June’s research project attempts to uncover the motivations, inspirations and personal struggles on her journey from growing up on a cattle station in the Kimberley, to graduating from university, and firmly planting her feet as a central figure of leadership and hope in the Australian community.
Studied through the Nulungu Research Institute on Notre Dame’s Broome Campus, June will use an auto ethno-biographical approach to recount her story, and those of her mother and grandmother, as Bunuba women, and how the messages of inspiration contained within have helped her to contribute to Australian people.
“As a Bunuba woman, I have acquired confidence in my own identity and worldview which has informed me of who I am and my ability to enact change in the community. Even as a child, I was curious about the world and wanted to understand it better,” June said.
“Through my research, I hope to demonstrate that you don’t have to compromise who you are as an Aboriginal person or as a woman, you can dream and aspire to achieve those goals.”
June is a Chief Investigator on the Lililwan Project and Chief Executive Officer of Marninwarntikura Women’s Resource Centre. She was awarded an Order of Australia in 2013 for her ongoing work in improving the lives of Aboriginal people in her community.
In February 2017, June was appointed as the Aboriginal and Torres Strait Islander Social Justice Commissioner at the Australian Human Rights Commission – the first Aboriginal woman to hold this position.
June hope to explore the impact and manifestation of intergenerational and generational trauma to help inform government responses required to make a change to those people and communities.
“There is a need to design services that are healing informed and trauma aware. We need to respect that and respond to individuals across society so that we can ensure that people with complex needs have every opportunity to be the best that they can be,” June said.

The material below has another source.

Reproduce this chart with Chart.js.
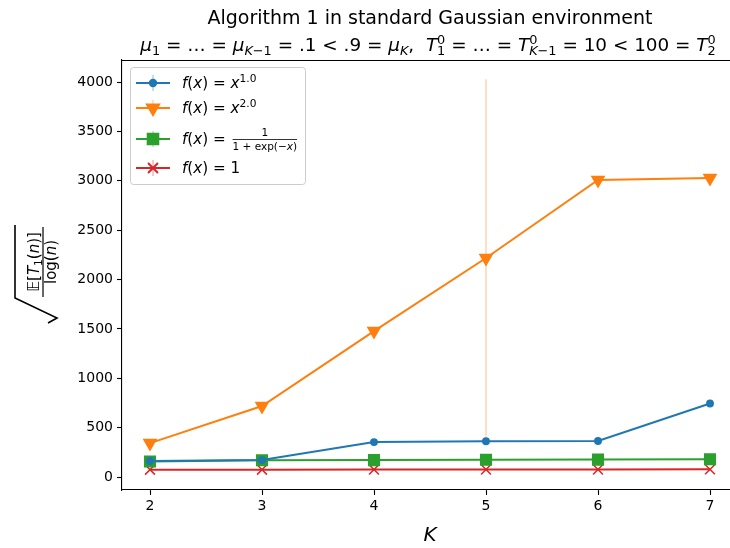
<!DOCTYPE html>
<html><head><meta charset="utf-8">
<script src="https://cdn.jsdelivr.net/npm/chart.js@4"></script>
<style>html,body{margin:0;padding:0;overflow:hidden;background:#fff}canvas{display:block}</style>
</head><body>
<canvas id="c" width="750" height="548" style="width:750px;height:548px"></canvas>
<script>
// ---- data ----
const ks = [2, 3, 4, 5, 6, 7];
const yTickValues = [0, 500, 1000, 1500, 2000, 2500, 3000, 3500, 4000];
const blueVals   = [162, 172, 354, 362, 365, 745];
const orangeVals = [344, 719, 1478, 2218, 3008, 3028];
const greenVals  = [158, 170, 172, 175, 177, 180];
const redVals    = [75, 75, 76, 77, 77, 78];
const blueErr    = [0, 0, 0, 0, 0, 0];
const orangeErr  = [0, 0, 0, 1810, 0, 0];
const greenErr   = [20, 0, 0, 0, 0, 0];
const redErr     = [0, 0, 0, 0, 0, 0];
const titleLine1 = 'Algorithm 1 in standard Gaussian environment';

const FONT = '"DejaVu Sans"';
const C = { blue: '#1f77b4', orange: '#ff7f0e', green: '#2ca02c', red: '#d62728' };

// rich text helpers
const R = t => ({ t, it: false, s: 1, dy: 0 });
const I = t => ({ t, it: true, s: 1, dy: 0 });
const SB = (t, it, back) => ({ t, it: !!it, s: 0.7, dy: 0.22, back: !!back });
const SP = (t, it) => ({ t, it: !!it, s: 0.7, dy: -0.38 });

function rich(ctx, segs, x, y, size, align, draw) {
  if (align === 'center') {
    const w = rich(ctx, segs, 0, 0, size, 'left', false);
    x = x - w / 2;
  }
  ctx.textAlign = 'left';
  let cx = x, lastStart = x, lastEnd = x;
  for (const s of segs) {
    const fs = size * s.s;
    ctx.font = (s.it ? 'italic ' : '') + fs + 'px ' + FONT;
    const w = ctx.measureText(s.t).width;
    let start = s.back ? lastStart : cx;
    if (draw) ctx.fillText(s.t, start, y + s.dy * size);
    if (s.back) { cx = Math.max(lastEnd, start + w); }
    else { lastStart = start; lastEnd = start + w; cx = start + w; }
  }
  return cx - x;
}

const titleLine2 = [
  I('μ'), SB('1'), R(' = … = '), I('μ'), SB('K', true), SB('−1'), R(' = .1 < .9 = '), I('μ'), SB('K', true),
  R(',  '), I('T'), SP('0'), SB('1', false, true), R(' = … = '), I('T'), SP('0'), SB('K', true, true), SB('−1'),
  R(' = 10 < 100 = '), I('T'), SP('0'), SB('2', false, true)
];

const series = [
  { vals: blueVals, err: blueErr, color: C.blue, style: 'circle', r: 3.2, rot: 0,
    label: [I('f'), R('('), I('x'), R(') = '), I('x'), SP('1.0')] },
  { vals: orangeVals, err: orangeErr, color: C.orange, style: 'triangle', r: 7, rot: 180,
    label: [I('f'), R('('), I('x'), R(') = '), I('x'), SP('2.0')] },
  { vals: greenVals, err: greenErr, color: C.green, style: 'rect', r: 7.5, rot: 0,
    label: [I('f'), R('('), I('x'), R(') = ')], frac: true },
  { vals: redVals, err: redErr, color: C.red, style: 'crossRot', r: 7, rot: 0,
    label: [I('f'), R('('), I('x'), R(') = 1')] }
];

const errPlugin = {
  id: 'err',
  beforeDatasetsDraw(chart) {
    const ctx = chart.ctx, xs = chart.scales.x, ys = chart.scales.y;
    ctx.save();
    ctx.globalAlpha = 0.25;
    ctx.lineWidth = 2;
    series.forEach(s => {
      ctx.strokeStyle = s.color;
      s.err.forEach((e, i) => {
        if (!e) return;
        const px = xs.getPixelForValue(ks[i]);
        ctx.beginPath();
        ctx.moveTo(px, ys.getPixelForValue(s.vals[i] - e));
        ctx.lineTo(px, ys.getPixelForValue(s.vals[i] + e));
        ctx.stroke();
      });
    });
    ctx.restore();
  }
};

const decoPlugin = {
  id: 'deco',
  afterDraw(chart) {
    const ctx = chart.ctx, a = chart.chartArea;
    ctx.save();
    // top spine
    ctx.strokeStyle = '#000'; ctx.lineWidth = 1.1;
    ctx.beginPath(); ctx.moveTo(a.left, a.top + 0.5); ctx.lineTo(a.right, a.top + 0.5); ctx.stroke();
    // title
    ctx.fillStyle = '#000'; ctx.textBaseline = 'alphabetic';
    ctx.font = '19px ' + FONT; ctx.textAlign = 'center';
    const midX = (a.left + a.right) / 2;
    ctx.fillText(titleLine1, midX, 24);
    rich(ctx, titleLine2, midX - 2, 51, 18.4, 'center', true);
    // x label
    ctx.font = 'italic 20px ' + FONT; ctx.textAlign = 'center';
    ctx.fillText('K', midX, 541);
    // y label
    ctx.save();
    ctx.translate(43, 262);
    ctx.rotate(-Math.PI / 2);
    const num = [R('𝔼'), R('['), I('T'), SB('1'), R('('), I('n'), R(')]')];
    const den = [R('log('), I('n'), R(')')];
    rich(ctx, num, 0, -4, 15, 'center', true);
    rich(ctx, den, 0, 13, 15, 'center', true);
    ctx.lineWidth = 1.2; ctx.strokeStyle = '#000';
    ctx.beginPath(); ctx.moveTo(-35, 0); ctx.lineTo(35, 0); ctx.stroke();
    ctx.lineWidth = 1.6;
    ctx.beginPath();
    ctx.moveTo(37, -28); ctx.lineTo(-36, -28); ctx.lineTo(-56, 14); ctx.lineTo(-61, 5);
    ctx.stroke();
    ctx.restore();
    // legend
    const lx = 130, ly = 67, lw = 175, lh = 117;
    ctx.fillStyle = 'rgba(255,255,255,0.8)'; ctx.strokeStyle = '#cccccc'; ctx.lineWidth = 1;
    ctx.beginPath(); ctx.roundRect(lx + 0.5, ly + 0.5, lw, lh, 3); ctx.fill(); ctx.stroke();
    const rows = [83, 108, 139, 168];
    series.forEach((s, i) => {
      const y = rows[i];
      ctx.save(); ctx.globalAlpha = 0.25; ctx.strokeStyle = s.color; ctx.lineWidth = 2;
      ctx.beginPath(); ctx.moveTo(153, y - 8); ctx.lineTo(153, y + 8); ctx.stroke(); ctx.restore();
      ctx.strokeStyle = s.color; ctx.lineWidth = 2;
      ctx.beginPath(); ctx.moveTo(136, y); ctx.lineTo(170, y); ctx.stroke();
      ctx.fillStyle = s.color;
      Chart.helpers.drawPoint(ctx, { pointStyle: s.style, radius: s.r, rotation: s.rot, borderWidth: 1.5 }, 153, y);
      ctx.fillStyle = '#000';
      const w = rich(ctx, s.label, 182, y + 5, 15.2, 'left', true);
      if (s.frac) {
        const fx = 182 + w + 2;
        const dtxt = [R('1 + exp(−'), I('x'), R(')')];
        const dw = rich(ctx, dtxt, 0, 0, 10.5, 'left', false);
        ctx.font = '10.5px ' + FONT;
        ctx.textAlign = 'center';
        ctx.fillText('1', fx + dw / 2, y - 3);
        rich(ctx, dtxt, fx, y + 11, 10.5, 'left', true);
        ctx.strokeStyle = '#000'; ctx.lineWidth = 0.8;
        ctx.beginPath(); ctx.moveTo(fx, y + 0.5); ctx.lineTo(fx + dw, y + 0.5); ctx.stroke();
      }
    });
    ctx.restore();
  }
};

const datasets = series.map(s => ({
  data: s.vals.map((v, i) => ({ x: ks[i], y: v })),
  borderColor: s.color, backgroundColor: s.color,
  pointBackgroundColor: s.color, pointBorderColor: s.color,
  pointStyle: s.style, pointRadius: s.r, pointRotation: s.rot, pointBorderWidth: 1.5,
  borderWidth: 2, tension: 0, fill: false
}));

new Chart(document.getElementById('c'), {
  type: 'line',
  data: { datasets },
  options: {
    responsive: false, animation: false, devicePixelRatio: 1,
    layout: { padding: { top: 60, right: 12, left: 0, bottom: 0 } },
    plugins: { legend: { display: false }, title: { display: false }, tooltip: { enabled: false } },
    scales: {
      x: {
        type: 'linear', min: 1.75, max: 7.25,
        afterBuildTicks: s => { s.ticks = ks.map(v => ({ value: v })); },
        afterFit: s => { s.height = 58; },
        grid: { display: true, drawOnChartArea: false, drawTicks: true, tickLength: 5, color: '#000', tickWidth: 1.1 },
        border: { display: true, color: '#000', width: 1.1 },
        ticks: { font: { family: 'DejaVu Sans', size: 14 }, color: '#000', padding: 3, maxRotation: 0,
                 callback: v => String(v) }
      },
      y: {
        type: 'linear', min: -131, max: 4223,
        afterBuildTicks: s => { s.ticks = yTickValues.map(v => ({ value: v })); },
        afterFit: s => { s.width = 122; },
        grid: { display: true, drawOnChartArea: false, drawTicks: true, tickLength: 5, color: '#000', tickWidth: 1.1 },
        border: { display: true, color: '#000', width: 1.1 },
        ticks: { font: { family: 'DejaVu Sans', size: 14 }, color: '#000', padding: 4,
                 callback: v => String(v) }
      }
    }
  },
  plugins: [errPlugin, decoPlugin]
});
</script>
</body></html>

June has been a student of Notre Dame’s Broome Campus for the better part of 15 years, having completed both undergraduate and postgraduate degrees in Business. June says the University’s Broome Campus provides a supportive environment for all students to come together to learn about Aboriginal history and culture.
“The greatest gift I have received was Notre Dame making a commitment and creating an opportunity for people like myself to access excellence in higher education through providing those services in the North West,” June said.
“I’m forever grateful to Notre Dame because I was able to combine all my family and professional commitments in the Kimberley with my university education.”
Throughout her career, June has advocated for the health and wellbeing of her people in the Fitzroy Valley, with a particular focus on Aboriginal children and women. June fought successfully for alcohol restrictions in Fitzroy Crossing and continues to advocate for Indigenous Australian languages, social justice, women’s issues and Fetal Alcohol Spectrum Disorder (FASD).